Thanks for the above assistance - I was able to get the foot part working with my pose model (btw which is HRNet and is comparable to ViTPose in performance, plus it has whole body keypoints). Might be better to change to this that way we can optimize all keypoints in the body. HRNet has quantitatively a bit less performance (however looking at the visuals it is barely noticeable) but the hand and feet keypoints might make a big enough difference in getting a full representation of the body so I believe this is worth looking into.

Btw, this work is truly amazing and the codebase is great but its a bit hard to understand when attempting to make changes. Can you point me to the files where I would need to make changes to include hands and optimize the hands? The pose model I am using already has keypoints for hands and various fingers but it does not fit in the OpenPose Body 25 format however I do see that OpenPose does have formatting for hands.

Furthermore, I do see the smpl_to_openpose function that translates OpenPose hands to SMPL (presumably SMPL-H) format. I also assume I might need to make some changes in 4D Humans but just sifting through the code is not yielding much context.

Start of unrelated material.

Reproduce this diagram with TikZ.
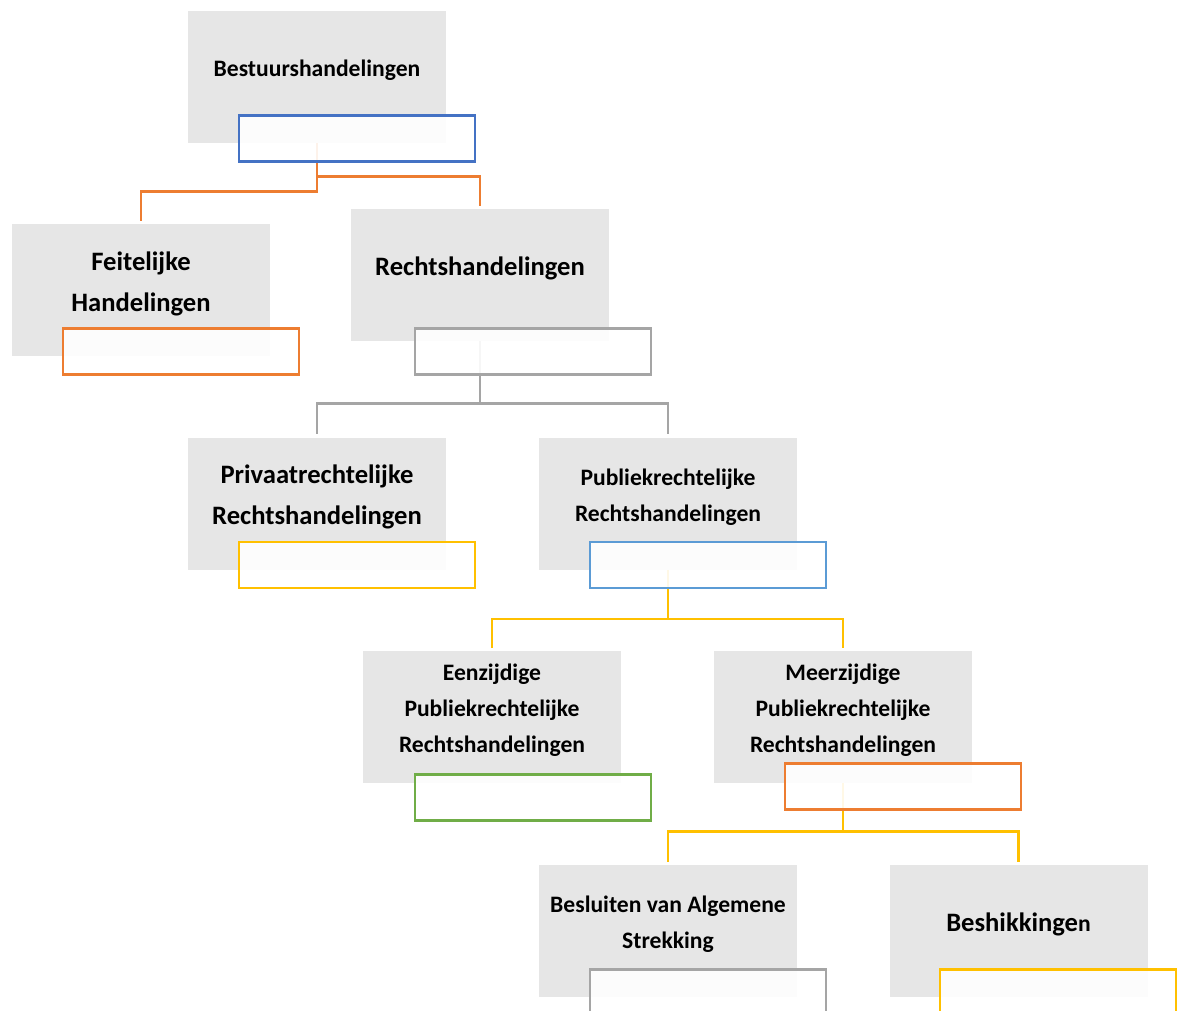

geopavlakos commented 1 year ago

I'm glad the foot keypoint fitting worked for you! We will consider this update in the future, but we would need to test it first.

The hand fitting would require non-trivial updates to the codebase. Among others, one would need to make sure that hand keypoints are read and considered (slahmr/data/tools.py), consider this update in the body model (slahmr/body_model/body_model.py, slahmr/body_model/utils.py), add a variable for hand pose and transfer it across all the files that are responsible for the optimization (e.g., slahmr/optim/base_scene.py, slahmr/optim/moving_scene.py, slahmr/optim/optimizers.py), add a pose and smoothness prior for the hands (slahmr/optim/losses.py) and update the visualization functions (slahmr/vis/output.py).